Joe Quinn takes on the iconic Poe poem in a one man exploration to explain humanity and for the audience who appreciates the classic cannon this is the show for you! Quinn’s affinity for crisp language and love of classic text shines as he creates a sense of eeriness that perfectly captures Poe’s world. For those unfamiliar with the poem, the narrative can be difficult to follow, but sink into the world Quinn is creating and you will certainly enjoy this ambitious actor driven piece.

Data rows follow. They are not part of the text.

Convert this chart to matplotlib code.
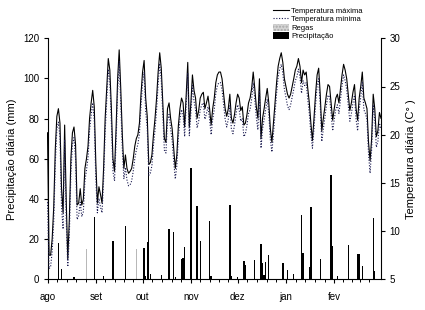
import numpy as np
import matplotlib
matplotlib.use("Agg")
import matplotlib.pyplot as plt
from matplotlib.patches import Patch
from matplotlib.lines import Line2D
from matplotlib.transforms import ScaledTranslation

plt.rcParams['font.family'] = ['Liberation Sans', 'DejaVu Sans']

# day 0 = 1 ago
month_days = [0, 31, 61, 92, 122, 153, 184, 212]
month_labels = ["ago", "set", "out", "nov", "dez", "jan", "fev"]

# daily temperature (C)
t_max = [
    20.2, 7.5, 7.5, 9.2, 12.5, 18.5, 21.9, 22.7, 21.2, 14.4,
    11.9, 21.0, 13.3, 7.1, 11.2, 17.5, 20.2, 20.8, 19.0, 12.7,
    12.9, 14.4, 12.7, 13.3, 16.5, 17.5, 18.8, 21.7, 23.3, 24.6,
    22.9, 17.1, 12.9, 14.6, 13.8, 12.9, 16.5, 21.7, 24.8, 27.9,
    26.7, 22.7, 17.5, 16.2, 20.6, 25.8, 28.8, 24.8, 20.0, 16.5,
    17.9, 16.5, 16.0, 16.2, 16.5, 17.5, 18.8, 19.6, 20.0, 21.2,
    24.2, 26.5, 27.7, 23.8, 21.9, 16.9, 17.1, 17.9, 20.0, 21.7,
    23.8, 26.5, 28.5, 26.9, 23.3, 19.6, 19.2, 22.7, 23.3, 21.7,
    20.6, 18.5, 16.5, 17.9, 21.0, 22.7, 23.8, 23.3, 20.8, 24.2,
    27.5, 20.8, 23.3, 26.2, 24.6, 23.8, 21.7, 22.5, 23.8, 24.2,
    24.4, 22.7, 23.3, 24.0, 22.7, 21.0, 22.7, 23.8, 25.4, 26.2,
    26.5, 26.5, 25.8, 24.2, 22.7, 21.9, 22.7, 24.2, 21.7, 21.2,
    22.1, 23.3, 24.2, 23.8, 22.5, 22.9, 21.0, 21.2, 22.1, 23.3,
    23.8, 24.8, 26.5, 24.8, 22.9, 21.7, 25.8, 19.6, 21.7, 22.7,
    23.8, 24.8, 23.3, 20.6, 19.2, 21.2, 23.3, 25.4, 27.1, 27.9,
    28.5, 27.5, 25.8, 25.0, 24.2, 23.8, 24.2, 25.0, 25.8, 26.7,
    27.1, 27.9, 27.1, 25.4, 26.7, 26.2, 26.5, 24.8, 23.3, 21.2,
    19.4, 21.7, 24.2, 26.2, 26.9, 24.2, 20.4, 21.7, 22.9, 24.2,
    25.2, 25.0, 23.3, 21.5, 22.7, 23.8, 24.2, 23.3, 24.8, 26.2,
    27.3, 26.7, 25.8, 24.2, 22.5, 23.3, 24.4, 25.2, 22.7, 21.5,
    23.8, 25.0, 26.5, 23.8, 23.3, 22.7, 19.2, 17.3, 19.6, 24.2,
    22.7, 19.8, 20.4, 22.3, 21.7,
]
t_min = [
    13.0, 6.1, 6.3, 7.9, 11.0, 17.0, 20.6, 21.3, 19.8, 12.5,
    10.2, 19.5, 11.3, 6.3, 9.5, 16.0, 19.0, 19.7, 17.5, 11.2,
    11.6, 13.0, 11.5, 12.0, 15.2, 16.3, 17.6, 20.5, 22.0, 23.3,
    21.5, 15.5, 11.9, 13.4, 12.5, 11.9, 15.3, 20.3, 23.5, 26.8,
    25.5, 21.2, 16.2, 15.2, 19.2, 24.6, 27.6, 23.3, 18.6, 15.4,
    16.6, 15.3, 14.7, 14.8, 15.2, 16.2, 17.5, 18.4, 19.0, 20.1,
    23.0, 25.4, 26.5, 22.4, 20.7, 15.8, 16.0, 16.8, 18.9, 20.5,
    22.6, 25.3, 27.4, 25.7, 22.0, 18.4, 18.1, 21.5, 22.1, 20.6,
    19.4, 17.2, 15.4, 16.8, 19.8, 21.6, 22.6, 22.1, 19.8, 23.0,
    26.4, 19.9, 22.2, 25.1, 23.5, 22.6, 20.7, 21.4, 22.6, 23.1,
    23.3, 21.6, 22.2, 22.9, 21.6, 20.0, 21.6, 22.6, 24.3, 25.1,
    25.4, 25.4, 24.7, 23.1, 21.6, 20.8, 21.6, 23.0, 20.6, 20.1,
    21.0, 22.2, 23.1, 22.6, 21.4, 21.7, 19.8, 20.1, 21.0, 22.2,
    22.6, 23.7, 25.4, 23.7, 21.8, 20.5, 24.6, 18.6, 20.6, 21.6,
    22.6, 23.7, 22.2, 19.5, 18.2, 20.1, 22.2, 24.3, 26.0, 26.8,
    27.3, 26.4, 24.7, 23.9, 23.0, 22.6, 23.1, 23.9, 24.7, 25.6,
    26.0, 26.8, 26.0, 24.3, 25.6, 25.1, 25.4, 23.7, 22.2, 20.1,
    18.6, 20.6, 23.1, 25.1, 25.8, 23.1, 19.3, 20.6, 21.8, 23.1,
    24.1, 23.9, 22.2, 20.4, 21.6, 22.6, 23.1, 22.2, 23.7, 25.1,
    26.2, 25.6, 24.7, 23.1, 21.4, 22.2, 23.3, 24.1, 21.6, 20.4,
    22.6, 23.9, 25.4, 22.6, 22.2, 21.6, 18.0, 16.0, 18.5, 23.1,
    21.6, 18.7, 19.3, 21.2, 20.6,
]

# daily precipitation (mm)
rain_day = [7, 9, 17, 30, 36, 42, 50, 62, 63, 64, 65, 66, 73, 78, 81, 82,
            86, 87, 88, 92, 96, 98, 104, 105, 117, 118, 122, 126, 127, 133,
            137, 138, 139, 140, 142, 151, 154, 158, 163, 164, 168, 169, 175,
            182, 183, 186, 193, 199, 200, 202, 209, 210]
rain_mm = [18, 5, 1, 31, 1.5, 19, 26.5, 15.5, 1.5, 18.5, 56, 2.5, 2, 25, 23.5, 1,
           10, 10.5, 16, 55.5, 36.5, 19, 29, 1.5, 37, 1.5, 1, 9, 7, 9.5,
           17.5, 8, 2, 8.5, 12, 8, 4.5, 2.5, 32, 13, 6, 36, 10,
           52, 16.5, 1.5, 17, 12.5, 12.5, 6.5, 30.5, 4]

# irrigation (mm)
rega_day = [25, 57]
rega_mm = [15, 15]

days = np.arange(len(t_max))

fig = plt.figure(figsize=(4.25, 3.10), dpi=100)
ax = fig.add_axes([47.5 / 425, 1 - 279.3 / 310, (381 - 47.5) / 425, (279.3 - 38.3) / 310])
ax2 = ax.twinx()

ax.bar(rega_day, rega_mm, width=0.7, color='#b8b8b8', linewidth=0)
ax.bar(rain_day, rain_mm, width=0.9, color='black', linewidth=0)
ax2.plot(days, t_max, color='black', lw=0.8)
ax2.plot(days, t_min, color='#1a1a50', lw=0.8, ls=(0, (1, 1.5)))

ax.set_xlim(0, 214)
ax.set_ylim(0, 120)
ax2.set_ylim(5, 30)
ax.set_yticks(range(0, 121, 20))
ax2.set_yticks(range(5, 31, 5))

ax.set_xticks(month_days[:-1])
ax.set_xticklabels(month_labels)
minor = []
for a, b in zip(month_days[:-1], month_days[1:]):
    minor += [a + k * (b - a) / 5 for k in range(1, 5)]
ax.set_xticks(minor, minor=True)
shift = ScaledTranslation(-3 / 100, 0, fig.dpi_scale_trans)
for lab in ax.get_xticklabels():
    lab.set_transform(lab.get_transform() + shift)

# each spine drawn once
ax.spines['top'].set_visible(False)
ax.spines['right'].set_visible(False)
for s in ('top', 'left', 'bottom'):
    ax2.spines[s].set_visible(False)
for a in (ax, ax2):
    for s in a.spines.values():
        s.set_linewidth(0.8)

ax.tick_params(axis='both', which='major', direction='out', length=3, width=0.8,
               labelsize=7, pad=3)
ax.tick_params(axis='x', which='major', pad=6)
ax.tick_params(axis='x', which='minor', direction='out', length=2, width=0.7)
ax2.tick_params(axis='y', direction='out', length=3, width=0.8, labelsize=7, pad=3)

ax.set_ylabel("Precipitação diária (mm)", fontsize=8, labelpad=4)
ax2.set_ylabel("Temperatura diária (C° )", fontsize=8, labelpad=4)

handles = [
    Line2D([], [], color='black', lw=0.8),
    Line2D([], [], color='#1a1a50', lw=0.8, ls=(0, (1, 1.5))),
    Patch(facecolor='#d4d4d4', edgecolor='#a8a8a8', hatch='.....', linewidth=0),
    Patch(facecolor='black', linewidth=0),
]
labels = ["Temperatura máxima", "Temperatura mínima", "Regas", "Precipitação"]
fig.legend(handles, labels, loc='upper left', bbox_to_anchor=(273 / 425, 1 - 7 / 310),
           frameon=False, fontsize=5.5, handlelength=2.1, handleheight=1.0,
           labelspacing=0.05, handletextpad=0.3, borderpad=0, borderaxespad=0)

fig.savefig("out.png", dpi=100)
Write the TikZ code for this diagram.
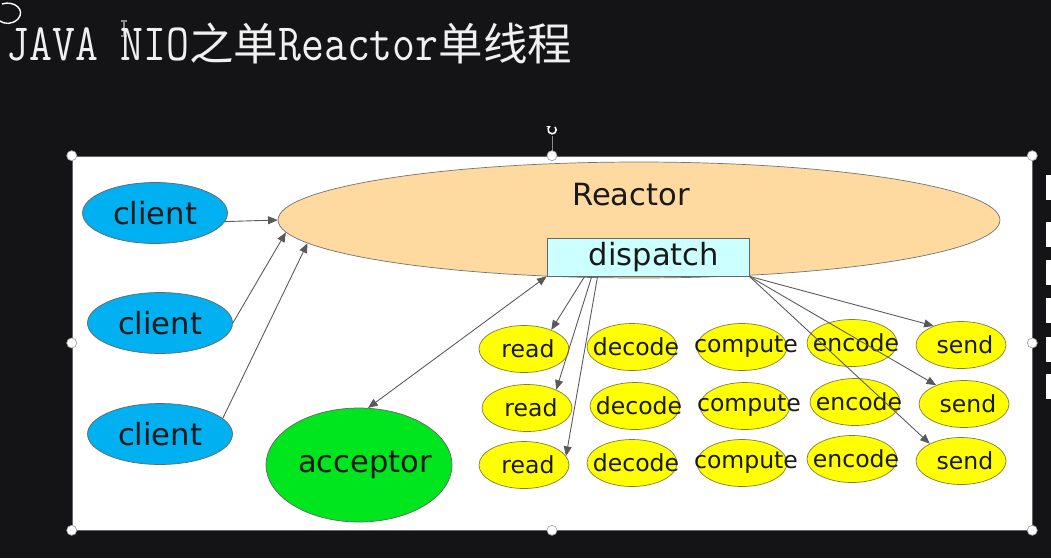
\documentclass[tikz,border=0pt]{standalone}
\usepackage{graphicx}
\usepackage{fontspec}
\setmainfont{DejaVu Sans}
\newfontfamily\cjk{Noto Sans CJK SC}
\usetikzlibrary{shapes.geometric, arrows.meta, positioning, calc}

\definecolor{bgdark}{RGB}{20,20,22}
\definecolor{clientblue}{RGB}{0,176,240}
\definecolor{reactorfill}{RGB}{255,218,160}
\definecolor{dispfill}{RGB}{204,255,255}
\definecolor{accgreen}{RGB}{0,230,30}
\definecolor{taskfill}{RGB}{255,255,0}
\definecolor{taskline}{RGB}{130,125,60}

\newcommand{\tmono}[1]{\scalebox{1}[1.18]{\ttfamily\addfontfeatures{FakeBold=2.5}#1}}

\begin{document}
\begin{tikzpicture}[
        x=0.02cm, y=-0.02cm,
        slide/.style={rectangle, fill=white, draw=black!60, line width=0.4pt, minimum width=19.2cm, minimum height=7.48cm, inner sep=0pt},
        handle/.style={circle, draw=black!35, fill=white, line width=0.4pt, inner sep=0pt, minimum size=0.2cm},
        titletxt/.style={text=white!94!black, font=\fontsize{25.3}{30}\selectfont, inner sep=0pt},
        bigtxt/.style={text=black!90, font=\fontsize{17.4}{20}\selectfont, inner sep=0pt},
        client/.style={ellipse, draw=black!60, fill=clientblue, minimum width=2.9cm, minimum height=1.22cm, inner sep=0pt, bigtxt},
        reactorbox/.style={ellipse, draw=black!55, fill=reactorfill, minimum width=14.44cm, minimum height=2.32cm, inner sep=0pt},
        dispbox/.style={rectangle, draw=black!60, fill=dispfill, minimum width=4.04cm, minimum height=0.76cm, inner sep=0pt, bigtxt},
        accbox/.style={ellipse, draw=black!60, fill=accgreen, minimum width=3.72cm, minimum height=2.28cm, inner sep=0pt, bigtxt},
        task/.style={ellipse, draw=taskline, fill=taskfill, minimum width=1.8cm, minimum height=0.94cm, inner sep=0pt, text=black!90, font=\fontsize{13.4}{16}\selectfont},
        conn/.style={draw=black!65, line width=0.5pt, -{Triangle[length=5.5pt,width=4.5pt]}},
        conn2/.style={draw=black!65, line width=0.5pt, {Triangle[length=5.5pt,width=4.5pt]}-{Triangle[length=5.5pt,width=4.5pt]}}
    ]
        \useasboundingbox (0,0) rectangle (1051,558);
        \fill[bgdark] (0,0) rectangle (1051,558);
        \draw[white, line width=0.8pt] (2,4) .. controls (14,0) and (26,10) .. (18,19) .. controls (12,25) and (4,24) .. (0,21);
        \draw[black!45, line width=0.6pt] (124,21) -- (124,36) (121,21) -- (127,21) (121,36) -- (127,36);
        \foreach \y in {175,222,260,298,337,374}
            \fill[white] (1046,\y) rectangle (1051,\y+25);

        \node[titletxt, anchor=base west] (title) at (6,60) {\tmono{JAVA NIO}{\cjk 之单}\tmono{Reactor}{\cjk 单线程}};

        \node[slide] (slide) at (552,343) {};
        \draw[black!45, line width=0.5pt] (slide.north) -- ++(0,-20);
        \draw[white, line width=0.9pt, -{Stealth[length=2.5pt]}] (555,127) arc[start angle=45, end angle=-250, radius=0.08cm];
        \foreach \a [count=\i] in {north west, north, north east, east, south east, south, south west, west}
            \node[handle] (h\i) at (slide.\a) {};

        \node[reactorbox] (reactor) at (639,220) {};
        \node[bigtxt, anchor=base] (reactortxt) at ([shift={(-8,-15)}]reactor.center) {Reactor};
        \node[dispbox] (dispatch) at (648,257) {\hspace{0.24cm}dispatch};

        \node[client] (client1) at (155,213) {client};
        \node[client] (client2) at (160,323) {client};
        \node[client] (client3) at (160,434) {client};
        \node[accbox] (acceptor) at (359,465) {\makebox[0pt]{\hspace{0.24cm}acceptor}};

        \foreach \nm/\x/\dy in {read/524/0, decode/632/-2, compute/742/-2, encode/852/-6, send/961/-4}
            \foreach \r/\y/\dx in {1/349/0, 2/408/3, 3/465/0}
                \node[task] (\nm\r) at (\x+\dx, \y+\dy) {\makebox[0pt]{\hspace{0.16cm}\nm}};

        \draw[conn] (client1.-7) -- (reactor.west);
        \draw[conn] (client2.east) -- (reactor.182.5);
        \draw[conn] (client3.14) -- (reactor.184.4);
        \draw[conn2] (dispatch.south west) -- (acceptor.81);
        \draw[conn] (dispatch.197) -- (read1.35);
        \draw[conn] (dispatch.199) -- (read2.32);
        \draw[conn] (dispatch.201) -- (read3.12);
        \draw[conn] (dispatch.south east) -- (send1.145);
        \draw[conn] (dispatch.south east) -- (send2.146);
        \draw[conn] (dispatch.south east) -- (send3.151);
    \end{tikzpicture}
\end{document}
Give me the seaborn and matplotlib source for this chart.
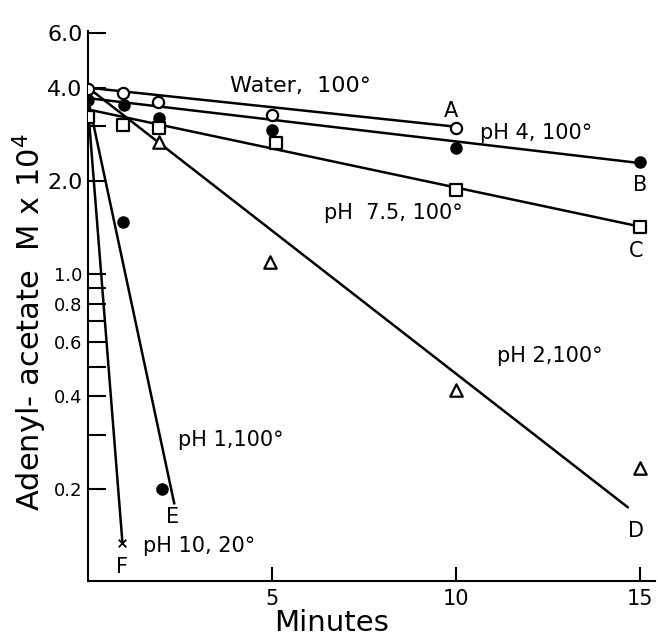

submitted by: Lindsey Jade Higgins, PF23 Independent Review Team

POSTED 6/5/2023

What’s actually more perverse: the impulse to commit a violent act, or the compulsion to confess it? We know from the moment the lights go up on “The Imp of the Perverse” that the character on stage has been caught for doing something wrong: he’s sitting at a table in handcuffs. And so the longer this character (played with keen self-possession by Joe Quinn) goes without even acknowledging those handcuffs, the more my curiosity grew. Despite Quinn’s trained diction, the expository, almost academic nature of the first section (about phrenology and the seductive lure of self-annihilation) combined with the acoustics of Maine Studio Works made it a little hard to follow the first half. This piece really hits its stride when the character finally shifts to the horrors of his personal story, so stay with it. This is classic Edgar Allen Poe, and I found Quinn’s use of pre-recorded snippets of the character’s inner monologue, which spur shifts in the physical action, to be especially effective in drawing me into the psychological rupture hiding just beneath the character’s otherwise impeccable — yet subtly disturbing — veneer. After all, we all hide parts of ourselves from society, don’t we?